Average precision (AP)
Average precision combines precision and recall into a single score, offering a comprehensive view of model performance. It computes the weighted mean of precision at each threshold where recall changes. AUC is often used by machine learning researchers, while AP is more common in the information retrieval community.
Mean average precision (mAP)
Mean Average Precision (mAP) is a common evaluation metric used in tasks like multi-label classification and object detection. For example, the OmniVec model achieves 0.548 mAP in Audio Classification benchmark on AudioSet. a dataset of over 2M human-annotated 1- second video clips. AudioSet uses a hierarchical ontology of 632 event classes, meaning that the same sound could be annotated as different labels. For example, the sound of barking is annotated as Animal, Pets, and Dog. After calculating AP for each class in, the mean of these AP values across all classes gives the mAP.
Mean accuracy
The metric is typically applied when a model is evaluated across multiple tasks. For example, ViT was evaluated on the 19-task VTAB classification suite. VTAB evaluates low-data transfer to diverse tasks, using 1 000 training examples per task. The tasks are divided into three groups: Natural (7 tasks), Specialized (4 tasks), and Structured (8 tasks).
Intersection over union (IoU)
IoU calculates the overlap between predicted and ground truth bounding boxes, which is crucial for assessing detection accuracy.

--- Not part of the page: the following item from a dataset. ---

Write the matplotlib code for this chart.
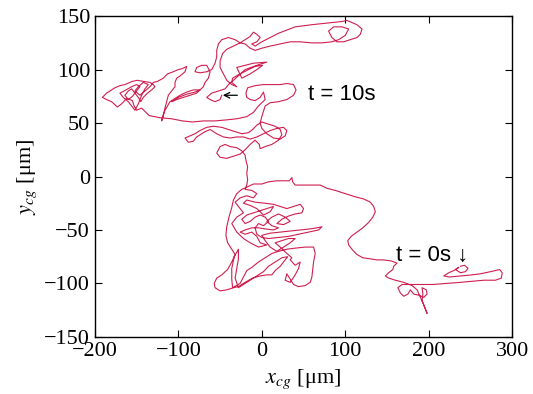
import numpy as np
import matplotlib
matplotlib.use('Agg')
import matplotlib.pyplot as plt

plt.rcParams['font.family'] = 'Liberation Serif'
plt.rcParams['mathtext.fontset'] = 'stix'

# trajectory of the centre of gravity (um), in time order
start_right = [
    (238, -84), (243, -83), (247, -86), (244, -89), (238, -90), (232, -87), (236, -85),
    (230, -88), (224, -90), (218, -93), (225, -94), (238, -93), (252, -92), (262, -91),
    (274, -89), (285, -87), (288, -90), (287, -95), (280, -97), (266, -97), (252, -98),
    (238, -99), (222, -100), (205, -101), (188, -101), (175, -101), (168, -101), (163, -104),
    (166, -109), (170, -112), (175, -110), (178, -106), (182, -110), (188, -111), (194, -113),
    (198, -110), (197, -106), (192, -104), (193, -110), (192, -116), (195, -122), (198, -128),
    (194, -120), (190, -113), (186, -106), (180, -102), (170, -99), (160, -97), (152, -95),
    (148, -93), (152, -90), (157, -87), (158, -84), (162, -81), (155, -79), (146, -78),
    (138, -78), (130, -77), (121, -76), (114, -73), (109, -69), (104, -64), (103, -60),
    (107, -56), (114, -52), (121, -48), (128, -43), (133, -38), (136, -33), (134, -28),
    (130, -24), (122, -21), (112, -19), (100, -16), (88, -13), (78, -11), (70, -8),
    (58, -8), (46, -8), (40, -8), (37, -5), (36, -1), (33, -4), (26, -4), (18, -4),
    (8, -5), (0, -7), (-10, -7), (-18, -10),
]
lower_cluster = [
    (-24, -12), (-30, -16), (-34, -22), (-36, -29), (-39, -37), (-42, -47), (-43, -55),
    (-41, -62), (-36, -68), (-32, -73), (-36, -80), (-41, -87), (-48, -92), (-54, -95),
    (-57, -100), (-56, -104), (-50, -107), (-42, -106), (-34, -104), (-28, -103), (-20, -99),
    (-11, -95), (-2, -93), (6, -92), (12, -92), (16, -88), (22, -84), (27, -79), (31, -75),
    (24, -76), (16, -80), (8, -84), (2, -89), (-6, -93), (-14, -97), (-22, -101), (-28, -104),
    (-32, -95), (-30, -86), (-28, -77), (-28, -68), (-33, -75), (-36, -86), (-36, -96),
    (-35, -104), (-26, -100), (-22, -94), (-18, -88), (-12, -85), (-4, -80), (4, -76),
    (12, -72), (20, -70), (30, -68), (40, -67), (52, -66), (62, -66), (64, -72), (62, -80),
    (61, -87), (60, -94), (58, -99), (52, -102), (44, -103), (38, -101), (34, -96), (30, -91),
    (28, -97), (34, -99), (40, -92), (44, -86), (46, -80), (40, -83), (34, -78), (36, -76),
    (30, -72), (22, -66), (16, -62), (24, -60), (32, -58), (40, -58), (34, -62), (26, -66),
    (18, -70), (10, -66), (4, -60), (0, -55), (10, -53), (22, -52), (34, -51), (46, -50),
    (58, -49), (66, -48), (72, -47), (68, -50), (56, -52), (44, -54), (32, -56), (20, -57),
    (8, -58), (0, -57), (-6, -54), (-8, -48), (-4, -44), (2, -46), (8, -42), (4, -38),
    (-2, -36), (-8, -38), (-14, -42), (-20, -44), (-24, -40), (-18, -36), (-10, -34),
    (-2, -32), (6, -30), (14, -28), (10, -33), (2, -36), (-6, -30), (-14, -27), (-22, -25),
    (-18, -22), (-8, -24), (4, -25), (14, -26), (22, -28), (30, -30), (38, -28), (46, -26),
    (50, -30), (48, -34), (40, -35), (32, -37), (24, -40), (18, -44), (26, -45), (34, -42),
    (28, -38), (20, -35), (12, -38), (6, -42), (12, -46), (20, -48), (14, -50), (4, -49),
    (-4, -48), (-12, -48), (-20, -50), (-26, -52), (-20, -54), (-12, -52), (-6, -56),
    (-2, -62), (6, -64), (-4, -66), (-14, -62), (-22, -58), (-30, -52), (-36, -44),
    (-30, -38), (-22, -34), (-28, -28), (-32, -24), (-26, -20), (-18, -18), (-10, -20),
    (-6, -16), (-12, -13), (-20, -12), (-18, -8), (-17, -3),
]
middle_loops = [
    (-18, 3), (-17, 9), (-19, 15), (-20, 20), (-24, 24), (-30, 27), (-38, 28), (-44, 30),
    (-50, 28), (-54, 22), (-50, 18), (-42, 17), (-34, 19), (-26, 21), (-20, 25), (-14, 30),
    (-8, 34), (-3, 30), (-2, 26), (4, 28), (12, 30), (20, 34), (24, 39), (22, 44), (16, 47),
    (8, 49), (0, 51), (-6, 48), (-11, 44), (-16, 41), (-24, 40), (-32, 42), (-40, 44),
    (-48, 46), (-58, 47), (-66, 46), (-74, 43), (-80, 40), (-86, 38), (-92, 36), (-88, 32),
    (-82, 33), (-78, 37), (-72, 40), (-68, 42), (-62, 44), (-54, 40), (-46, 37), (-38, 36),
    (-30, 37), (-22, 37), (-14, 35), (-6, 37), (2, 40), (10, 43), (18, 45), (26, 46),
    (30, 43), (28, 38), (22, 35), (14, 36), (6, 40), (0, 45), (-2, 50), (0, 56), (2, 61),
    (4, 66), (10, 69), (20, 70), (30, 72), (38, 76), (41, 81), (38, 86), (30, 87), (22, 86),
    (12, 86), (2, 86), (-8, 85), (-17, 83), (-19, 78), (-18, 74), (-14, 72), (-8, 71),
    (-2, 74), (2, 79), (4, 72), (-4, 66), (-10, 60), (-18, 56), (-30, 54), (-42, 53),
    (-56, 52), (-70, 52), (-83, 51), (-95, 52), (-108, 54), (-122, 55), (-135, 57), (-144, 64),
]
left_cluster = [
    (-150, 62), (-153, 66), (-155, 71), (-162, 73), (-168, 68), (-173, 65), (-180, 70),
    (-186, 72), (-191, 74), (-186, 78), (-180, 81), (-176, 83), (-170, 85), (-164, 86),
    (-161, 87), (-155, 89), (-149, 90), (-142, 89), (-134, 88), (-130, 86), (-128, 84),
    (-132, 81), (-137, 78), (-142, 74), (-145, 70), (-148, 74), (-152, 78), (-156, 82),
    (-160, 80), (-164, 76), (-160, 72), (-155, 75), (-150, 80), (-146, 84), (-150, 86),
    (-156, 84), (-165, 80), (-170, 78), (-166, 74), (-160, 70), (-156, 66), (-152, 62),
    (-148, 68), (-144, 76), (-140, 82), (-136, 86), (-142, 88), (-148, 84), (-152, 80),
    (-146, 76), (-140, 80), (-134, 84), (-130, 88), (-125, 89), (-118, 92), (-113, 96),
    (-106, 98), (-100, 100), (-95, 101), (-90, 103), (-92, 98), (-98, 94), (-102, 92),
    (-104, 88), (-104, 84), (-108, 80), (-112, 76), (-114, 70), (-120, 52), (-116, 62),
    (-110, 70), (-104, 73), (-98, 76), (-90, 79), (-82, 81), (-74, 81), (-78, 78), (-86, 76),
    (-94, 74), (-102, 72), (-108, 70), (-100, 74), (-90, 77), (-80, 79), (-74, 81),
]
top_region = [
    (-70, 84), (-68, 88), (-64, 92), (-62, 98), (-66, 104), (-72, 104), (-78, 102),
    (-80, 98), (-74, 97), (-66, 98), (-60, 100), (-56, 106), (-54, 112), (-54, 118),
    (-52, 124), (-48, 128), (-40, 130), (-32, 128), (-26, 125), (-20, 128), (-14, 131),
    (-10, 135), (-6, 133), (-2, 130), (-6, 126), (-12, 124), (-8, 122), (0, 126), (10, 130),
    (20, 134), (30, 137), (40, 140), (50, 141), (60, 142), (72, 143), (84, 144), (96, 145),
    (102, 146), (108, 144), (114, 142), (120, 138), (118, 133), (114, 130), (106, 128),
    (98, 126), (90, 126), (84, 130), (80, 136), (86, 140), (96, 140), (104, 138), (100, 132),
    (92, 128), (84, 126), (72, 125), (60, 125), (46, 126), (34, 126), (22, 124), (10, 122),
    (0, 120), (-8, 118), (-14, 120), (-20, 124), (-26, 125), (-34, 122), (-42, 119),
    (-47, 115), (-50, 108), (-50, 102), (-46, 96), (-42, 90), (-36, 86), (-30, 84),
    (-36, 88), (-35, 92), (-26, 96), (-16, 100), (-8, 103), (1, 104), (-6, 100), (-14, 96),
    (-24, 92), (-30, 102), (-20, 104), (-10, 106), (6, 107), (-6, 104), (-20, 100),
    (-34, 90), (-40, 86), (-44, 82), (-52, 80), (-60, 78), (-66, 74), (-62, 72), (-56, 70),
    (-50, 72), (-48, 76),
]

segments = [start_right, lower_cluster, middle_loops, left_cluster, top_region]
path = np.array([p for seg in segments for p in seg], dtype=float)
x_cg = path[:, 0]
y_cg = path[:, 1]

fig = plt.figure(figsize=(5.33, 3.94), dpi=100)
ax = fig.add_axes([0.178, 0.145, 0.783, 0.814])

ax.plot(x_cg, y_cg, color='#cf1f4f', linewidth=0.8)

ax.set_xlim(-200, 300)
ax.set_ylim(-150, 150)
ax.set_xticks([-200, -100, 0, 100, 200, 300])
ax.set_yticks([-150, -100, -50, 0, 50, 100, 150])
ax.tick_params(direction='in', top=True, right=True, labelsize=16, length=5, width=0.8)
for spine in ax.spines.values():
    spine.set_linewidth(1.0)

ax.set_xlabel(r'$x_{cg}$ [μm]', fontsize=16, labelpad=5)
ax.set_ylabel(r'$y_{cg}$ [μm]', fontsize=16, labelpad=4)

# time markers
ax.annotate('', xy=(-50, 76), xytext=(-26, 76),
            arrowprops=dict(arrowstyle='->', lw=0.9, color='black'))
ax.text(55, 77, 't = 10s', fontsize=16, family=['Liberation Sans', 'DejaVu Sans'],
        va='center', ha='left')
ax.text(161, -74, 't = 0s \u2193', fontsize=16, family=['Liberation Sans', 'DejaVu Sans'],
        va='center', ha='left')

fig.savefig('out.png', dpi=100, facecolor='white')
plt.close(fig)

IoU ratio is used as a threshold for determining whether a predicted outcome is a true positive or a false positive
Loss
Lastly, loss is a metric that measures how well the model’s predictions match the true labels during training. Loss functions guide the model in improving its predictions by adjusting the model’s parameters through techniques like backpropagation and gradient descent. For classification, a commonly used loss function is cross-entropy loss.
Conclusion
Understanding key metrics in object detection and classification is crucial for evaluating model performance and optimizing results. Metrics like precision, recall, and F1 score offer insights into the accuracy and balance of predictions, while more advanced metrics such as IoU and mAP are essential for complex tasks like object detection. Each metric serves a unique purpose, helping us analyze different aspects of model behavior, whether it’s detecting objects in images or classifying them into correct categories. By applying the right metrics and interpreting the results effectively, you can make informed decisions to improve model performance, ensuring that your solutions are both accurate and efficient.